Ghozali dan Ibu Kota Nusantara
Cerita soal pembahasan RUU Ibu Kota Negara hanya memperkuat pandangan Thrasymachus: ”Hukum tidak lain kecuali kepentingan mereka yang berkuasa. Sementara bagi mereka yang lemah, hukum tidak berdaya membela”.
Ribuan pulau tergabung menjadi satu
Sebagai ratna mutu manikam
Nusantara, oh, Nusantara….
Lirik lagu ”Nusantara V” yang ditulis Yok Koeswoyo terngiang di telinga saat Ketua DPR Puan Maharani mengetukkan palu tanda disahkannya UU Ibu Kota Negara, Selasa 18 Januari 2022. ”Interupsi nanti, ya, karena dari sembilan fraksi, satu yang tidak setuju. Artinya, bisa kita setujui,” kata Puan.
Tok! Ketukan palu Puan Maharani mengesahkan konsensus politik elite di DPR untuk memindahkan ibu kota negara dari Jakarta ke Penajam Paser Utara dan Kutai Kartanegara di Kalimantan Timur. Satu-satunya fraksi yang tak setuju ialah Fraksi PKS.
Ibu kota negara yang baru itu diberi nama Nusantara oleh Presiden Joko Widodo. Berita utama harian Kompas 19 Januari 2022 ditulis dengan judul besar bahwa pembahasan RUU Ibu Kota Negara di DPR hanya membutuhkan waktu 43 hari. Sebuah proses yang begitu cepat!
Pengesahan RUU Ibu Kota Negara oleh DPR dirasakan tidak selaras dengan aspirasi publik. Survei opini publik Kedai Kopi, misalnya, menyebutkan 61,9 persen responden menolak pemindahan ibu kota dari Jakarta ke Penajam Paser Utara dan Kutai Kartanegara. Aspirasi publik seakan tenggelam dengan rencana besar elite politik untuk memindahkan ibu kota negara. Ketua Panita Khusus RUU Ibu Kota Negara Ahmad Doli Kurnia membantah jika publik tak dilibatkan.
Baca juga : Ibu Kota Baru untuk Siapa?
Kamis pukul 21.58, seorang purnawirawan TNI berusia 87 tahun mengirim pesan Whatsapp. ”Pak Budiman, saya kok sulit mengerti kenapa kok putusan untuk pindah itu seperti dikejar waktu,” tulis purnawirawan TNI yang pernah menjadi anggota DPR dari Fraksi ABRI. Jumat pagi, sang jenderal menghubungi saya melalui telepon dan curhat panjang lebar. Saya hanya mendengarkan saja.

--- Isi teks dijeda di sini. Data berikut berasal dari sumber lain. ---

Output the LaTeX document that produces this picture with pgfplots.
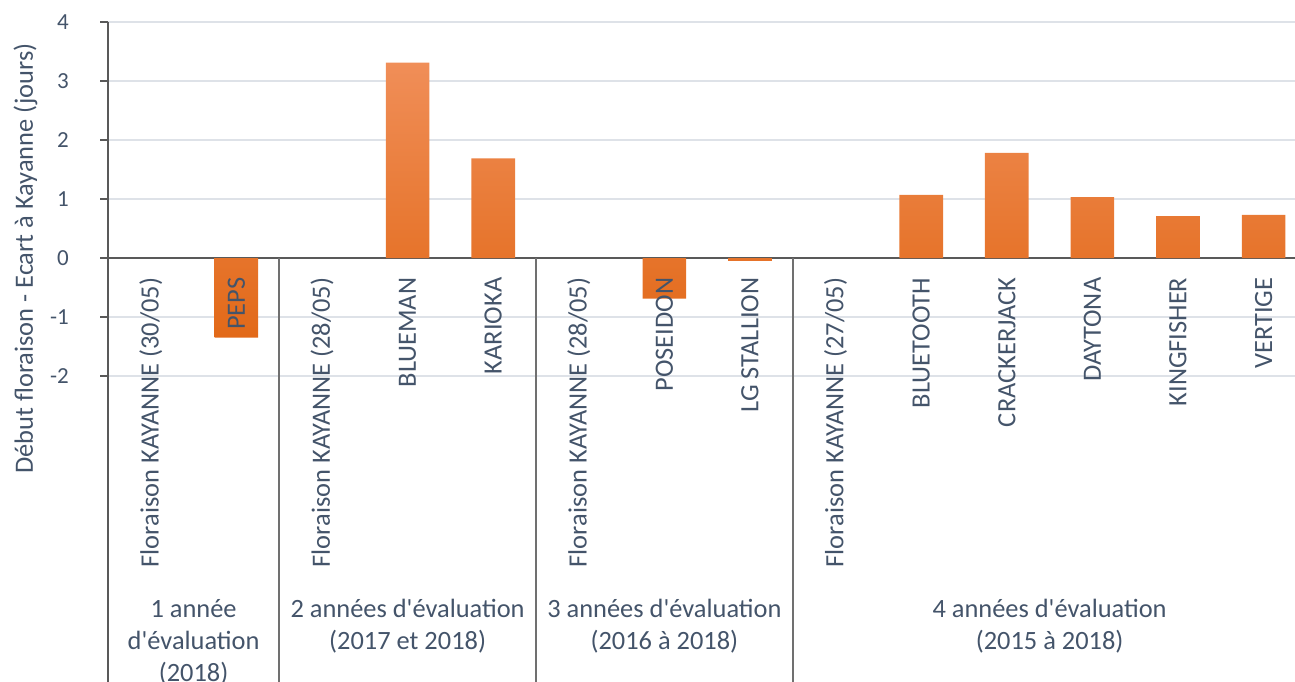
\documentclass[border=0pt]{standalone}
\usepackage{pgfplots}
\pgfplotsset{compat=1.18}
\usepackage{fontspec}
\setmainfont{Carlito}

\definecolor{txt}{RGB}{68,84,106}
\definecolor{axisgray}{RGB}{89,89,89}
\definecolor{sepgray}{RGB}{112,112,112}
\definecolor{gridc}{RGB}{222,226,232}
\definecolor{bartop}{RGB}{240,142,88}
\definecolor{barmid}{RGB}{244,126,42}
\definecolor{barbot}{RGB}{226,105,24}

\newcommand{\lab}{\fontsize{26.4bp}{31bp}\selectfont}
\newcommand{\ap}{\textquotesingle}

\begin{document}
\begin{tikzpicture}
% axis, grid and bars
\begin{axis}[
  at={(108bp,0bp)}, anchor=south west,
  scale only axis, width=1187bp, height=660bp,
  xmin=-0.5, xmax=13.367, ymin=-7.186, ymax=4,
  clip=false,
  axis x line*=middle, axis y line*=left,
  x axis line style={-, draw=axisgray, line width=2.5bp},
  y axis line style={-, draw=axisgray, line width=2.5bp},
  xtick={0,...,13}, xticklabels={}, xtick style={draw=none},
  ytick={-2,...,4},
  yticklabels={-2,-1,0,1,2,3,4},
  tick align=outside,
  major tick length=8bp,
  ytick style={draw=axisgray, line width=2bp},
  yticklabel style={font=\fontsize{23bp}{27bp}\selectfont, text=txt, anchor=east, inner sep=0pt},
  yticklabel shift=31bp,
  ymajorgrids,
  grid style={draw=gridc, line width=2bp},
  ylabel={Début floraison - Ecart à Kayanne (jours)},
  every axis y label/.style={at={(axis description cs:-0.0632,0.6417)}, rotate=90, anchor=base, font=\lab, text=txt},
]
\addplot[ybar, bar width=0.51, draw=none, top color=bartop, middle color=barmid, bottom color=barbot]
  coordinates {(1,-1.35) (3,3.31) (4,1.69) (6,-0.69) (7,-0.05)
               (9,1.07) (10,1.78) (11,1.03) (12,0.71) (13,0.73)};

\draw[sepgray, line width=2bp] (axis cs:1.5,0) -- (axis cs:1.5,-7.186)
  (axis cs:4.5,0) -- (axis cs:4.5,-7.186)
  (axis cs:7.5,0) -- (axis cs:7.5,-7.186);

\begin{scope}[every node/.style={font=\lab, text=txt, anchor=base, inner sep=0pt}]
\node at (axis cs:0.5,-6.093) {1 année};
\node at (axis cs:0.5,-6.635) {d\ap évaluation};
\node at (axis cs:0.5,-7.178) {(2018)};
\node at (axis cs:3,-6.093) {2 années d\ap évaluation};
\node at (axis cs:3,-6.635) {(2017 et 2018)};
\node at (axis cs:6,-6.093) {3 années d\ap évaluation};
\node at (axis cs:6,-6.635) {(2016 à 2018)};
\node at (axis cs:10.5,-6.093) {4 années d\ap évaluation};
\node at (axis cs:10.5,-6.635) {(2015 à 2018)};
\end{scope}
\end{axis}
% category names, drawn over the bars: an empty box whose bottom edge is
% where the rotated names begin
\begin{axis}[
  at={(108bp,404.5bp)}, anchor=south west,
  scale only axis, width=1187bp, height=255.5bp,
  xmin=-0.5, xmax=13.367, ymin=0, ymax=1,
  axis line style={draw=none},
  ytick=\empty,
  xtick={0,...,13},
  xticklabels={Floraison KAYANNE (30/05), PEPS,
    Floraison KAYANNE (28/05), BLUEMAN, KARIOKA,
    Floraison KAYANNE (28/05), POSEIDON, LG STALLION,
    Floraison KAYANNE (27/05), BLUETOOTH, CRACKERJACK, DAYTONA, KINGFISHER, VERTIGE},
  xtick style={draw=none},
  xticklabel style={rotate=90, anchor=east, font=\lab, text=txt, inner sep=0pt},
]
\end{axis}
\pgfresetboundingbox
\useasboundingbox (0,0) rectangle (1295bp,682bp);
\end{tikzpicture}
\end{document}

Pengesahan RUU Ibu Kota Negara telah menjadi fakta politik. Sejarah mencatat. Gagasan memindahkan ibu kota negara hidup sudah lama. Sejak era Soekarno, Soeharto, Susilo Bambang Yudhoyono, dan kini Jokowi. Dan Presiden Jokowi mengeksekusi UU-nya. Soal keberatan publik yang merasa tidak dilibatkan sebagai syarat formil pembentukan undang-undang, masih ada Mahkamah Konstitusi (MK). MK bisa mengujinya. Model pemerintahan otorita tanpa DPRD, tetapi DPR, tak ada di konstitusi. Isu itu bisa menjadi domain MK untuk mengujinya.
Baca juga : Butuh Kajian Pindahkan Lembaga Negara
Undang-undang adalah suatu bentuk konsensus politik elite. Konsensus terbangun ketika ada kesamaan kepentingan elite di sana. Konsensus politik akan terus terjaga sejauh kepentingan elite tidak terganggu atau diganggu. Ketika kepentingan elite mulai terganggu, konsensus politik bisa saja buyar. Lalu di mana rakyat berada?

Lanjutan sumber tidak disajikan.